# Instructions to follow
Can you transcribe every line exactly and leave the pictures behind?

------ Dataset excerpt ------

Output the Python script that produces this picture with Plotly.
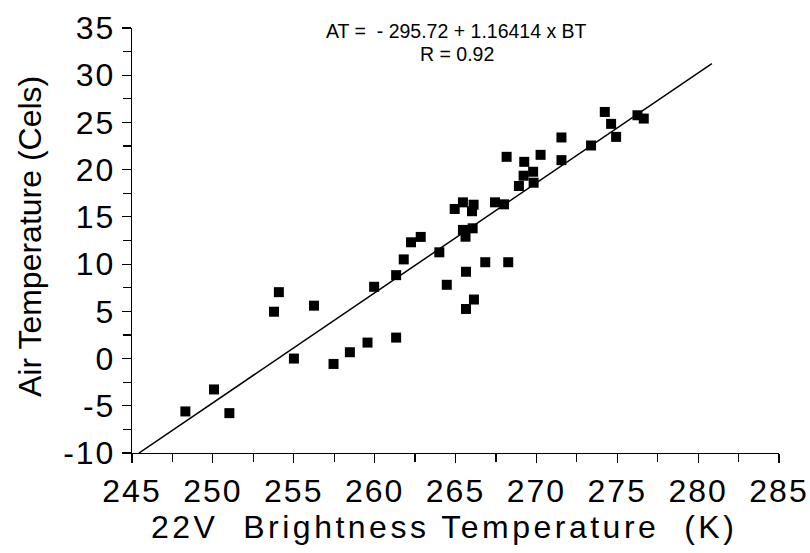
import plotly.graph_objects as go

# Brightness temperature (K) and air temperature (Cels)
bt = [248.30, 250.07, 251.02, 253.78, 254.08, 255.01, 256.25, 257.46, 258.47, 259.56,
      259.97, 261.33, 261.33, 261.80, 262.25, 262.85, 264.00, 264.46, 264.95, 265.46,
      266.12, 266.02, 265.46, 266.06, 265.62, 265.65, 266.84, 268.26, 265.65, 266.14,
      267.44, 268.00, 268.16, 269.25, 270.26, 269.21, 269.80, 269.83, 268.92, 271.55,
      271.55, 273.38, 274.23, 274.62, 274.93, 276.25, 276.64]
at = [-5.60, -3.27, -5.78, 4.96, 7.03, 0.00, 5.60, -0.57, 0.67, 1.69,
      7.60, 2.22, 8.83, 10.50, 12.31, 12.88, 11.25, 7.81, 15.84, 16.54,
      16.29, 15.60, 13.62, 13.79, 12.90, 9.19, 10.20, 10.20, 5.25, 6.25,
      16.54, 16.33, 21.36, 20.83, 21.57, 19.36, 19.78, 18.62, 18.27, 23.41,
      21.01, 22.56, 26.11, 24.85, 23.47, 25.76, 25.41]

# Regression: AT = -295.72 + 1.16414 x BT
intercept = -295.72
slope = 1.16414
fit_bt_range = [245.43, 280.85]
fit_at = [intercept + slope * v for v in fit_bt_range]

x_ticks = [245, 250, 255, 260, 265, 270, 275, 280, 285]
y_ticks = [-10, -5, 0, 5, 10, 15, 20, 25, 30, 35]

x_title = "22V  Brightness Temperature  (K)"
y_title = "Air Temperature (Cels)"
eq_text = "AT =  - 295.72 + 1.16414 x BT"
r_text = "R = 0.92"

FONT = "Liberation Sans, Arial, sans-serif"

fig = go.Figure()
fig.add_trace(go.Scatter(
    x=fit_bt_range, y=fit_at, mode="lines",
    line=dict(color="black", width=1.5), showlegend=False, hoverinfo="skip"))
fig.add_trace(go.Scatter(
    x=bt, y=at, mode="markers",
    marker=dict(symbol="square", size=10, color="black"),
    showlegend=False))

axis_common = dict(
    showgrid=False, zeroline=False, showline=True, linecolor="black", linewidth=1.2,
    ticks="outside", ticklen=9, tickwidth=1.2, tickcolor="black",
    tickfont=dict(family=FONT, size=32, color="black"),
    minor=dict(ticks="outside", ticklen=8, tickwidth=1.2, tickcolor="black", dtick=2.5),
    automargin=False,
)

fig.update_xaxes(range=[245, 285], tickvals=x_ticks,
                 ticktext=[str(v) for v in x_ticks], **axis_common)
fig.update_yaxes(range=[-10, 35], tickvals=y_ticks,
                 ticktext=[str(v) for v in y_ticks], **axis_common)

# axis titles (placed as paper annotations for exact positioning)
fig.add_annotation(x=0.482, y=-0.174, xref="paper", yref="paper", text=x_title,
                   showarrow=False, xanchor="center", yanchor="middle",
                   font=dict(family=FONT, size=32, color="black"))
fig.add_annotation(x=-0.158, y=0.51, xref="paper", yref="paper", text=y_title,
                   showarrow=False, xanchor="center", yanchor="middle", textangle=-90,
                   font=dict(family=FONT, size=32, color="black"))

fig.add_annotation(x=0.502, y=1.0, xref="paper", yref="paper",
                   text=eq_text, showarrow=False,
                   font=dict(family=FONT, size=19.5, color="black"),
                   xanchor="center", yanchor="middle", yshift=-3)
fig.add_annotation(x=0.502, y=1.0, xref="paper", yref="paper",
                   text=r_text, showarrow=False,
                   font=dict(family=FONT, size=19.5, color="black"),
                   xanchor="center", yanchor="middle", yshift=-26)

fig.update_layout(
    width=810, height=553,
    margin=dict(l=132, r=31, t=28, b=100),
    paper_bgcolor="white", plot_bgcolor="white",
    font=dict(family=FONT, color="black"),
)

fig.write_html("out.html", config={"displayModeBar": False, "staticPlot": True})

# remove the default page margin and widen the letter spacing like the original
css = ("<style>html,body{margin:0;padding:0;overflow:hidden;}"
       ".xtick text,.ytick text{letter-spacing:2px;}"
       ".annotation[data-index='0'] text{letter-spacing:3.5px;}</style>")
with open("out.html", "r", encoding="utf-8") as f:
    html = f.read()
html = html.replace("<head>", "<head>" + css, 1)
with open("out.html", "w", encoding="utf-8") as f:
    f.write(html)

------

# Expected output
Output the Python script that produces this picture with Plotly.
import plotly.graph_objects as go

# Brightness temperature (K) and air temperature (Cels)
bt = [248.30, 250.07, 251.02, 253.78, 254.08, 255.01, 256.25, 257.46, 258.47, 259.56,
      259.97, 261.33, 261.33, 261.80, 262.25, 262.85, 264.00, 264.46, 264.95, 265.46,
      266.12, 266.02, 265.46, 266.06, 265.62, 265.65, 266.84, 268.26, 265.65, 266.14,
      267.44, 268.00, 268.16, 269.25, 270.26, 269.21, 269.80, 269.83, 268.92, 271.55,
      271.55, 273.38, 274.23, 274.62, 274.93, 276.25, 276.64]
at = [-5.60, -3.27, -5.78, 4.96, 7.03, 0.00, 5.60, -0.57, 0.67, 1.69,
      7.60, 2.22, 8.83, 10.50, 12.31, 12.88, 11.25, 7.81, 15.84, 16.54,
      16.29, 15.60, 13.62, 13.79, 12.90, 9.19, 10.20, 10.20, 5.25, 6.25,
      16.54, 16.33, 21.36, 20.83, 21.57, 19.36, 19.78, 18.62, 18.27, 23.41,
      21.01, 22.56, 26.11, 24.85, 23.47, 25.76, 25.41]

# Regression: AT = -295.72 + 1.16414 x BT
intercept = -295.72
slope = 1.16414
fit_bt_range = [245.43, 280.85]
fit_at = [intercept + slope * v for v in fit_bt_range]

x_ticks = [245, 250, 255, 260, 265, 270, 275, 280, 285]
y_ticks = [-10, -5, 0, 5, 10, 15, 20, 25, 30, 35]

x_title = "22V  Brightness Temperature  (K)"
y_title = "Air Temperature (Cels)"
eq_text = "AT =  - 295.72 + 1.16414 x BT"
r_text = "R = 0.92"

FONT = "Liberation Sans, Arial, sans-serif"

fig = go.Figure()
fig.add_trace(go.Scatter(
    x=fit_bt_range, y=fit_at, mode="lines",
    line=dict(color="black", width=1.5), showlegend=False, hoverinfo="skip"))
fig.add_trace(go.Scatter(
    x=bt, y=at, mode="markers",
    marker=dict(symbol="square", size=10, color="black"),
    showlegend=False))

axis_common = dict(
    showgrid=False, zeroline=False, showline=True, linecolor="black", linewidth=1.2,
    ticks="outside", ticklen=9, tickwidth=1.2, tickcolor="black",
    tickfont=dict(family=FONT, size=32, color="black"),
    minor=dict(ticks="outside", ticklen=8, tickwidth=1.2, tickcolor="black", dtick=2.5),
    automargin=False,
)

fig.update_xaxes(range=[245, 285], tickvals=x_ticks,
                 ticktext=[str(v) for v in x_ticks], **axis_common)
fig.update_yaxes(range=[-10, 35], tickvals=y_ticks,
                 ticktext=[str(v) for v in y_ticks], **axis_common)

# axis titles (placed as paper annotations for exact positioning)
fig.add_annotation(x=0.482, y=-0.174, xref="paper", yref="paper", text=x_title,
                   showarrow=False, xanchor="center", yanchor="middle",
                   font=dict(family=FONT, size=32, color="black"))
fig.add_annotation(x=-0.158, y=0.51, xref="paper", yref="paper", text=y_title,
                   showarrow=False, xanchor="center", yanchor="middle", textangle=-90,
                   font=dict(family=FONT, size=32, color="black"))

fig.add_annotation(x=0.502, y=1.0, xref="paper", yref="paper",
                   text=eq_text, showarrow=False,
                   font=dict(family=FONT, size=19.5, color="black"),
                   xanchor="center", yanchor="middle", yshift=-3)
fig.add_annotation(x=0.502, y=1.0, xref="paper", yref="paper",
                   text=r_text, showarrow=False,
                   font=dict(family=FONT, size=19.5, color="black"),
                   xanchor="center", yanchor="middle", yshift=-26)

fig.update_layout(
    width=810, height=553,
    margin=dict(l=132, r=31, t=28, b=100),
    paper_bgcolor="white", plot_bgcolor="white",
    font=dict(family=FONT, color="black"),
)

fig.write_html("out.html", config={"displayModeBar": False, "staticPlot": True})

# remove the default page margin and widen the letter spacing like the original
css = ("<style>html,body{margin:0;padding:0;overflow:hidden;}"
       ".xtick text,.ytick text{letter-spacing:2px;}"
       ".annotation[data-index='0'] text{letter-spacing:3.5px;}</style>")
with open("out.html", "r", encoding="utf-8") as f:
    html = f.read()
html = html.replace("<head>", "<head>" + css, 1)
with open("out.html", "w", encoding="utf-8") as f:
    f.write(html)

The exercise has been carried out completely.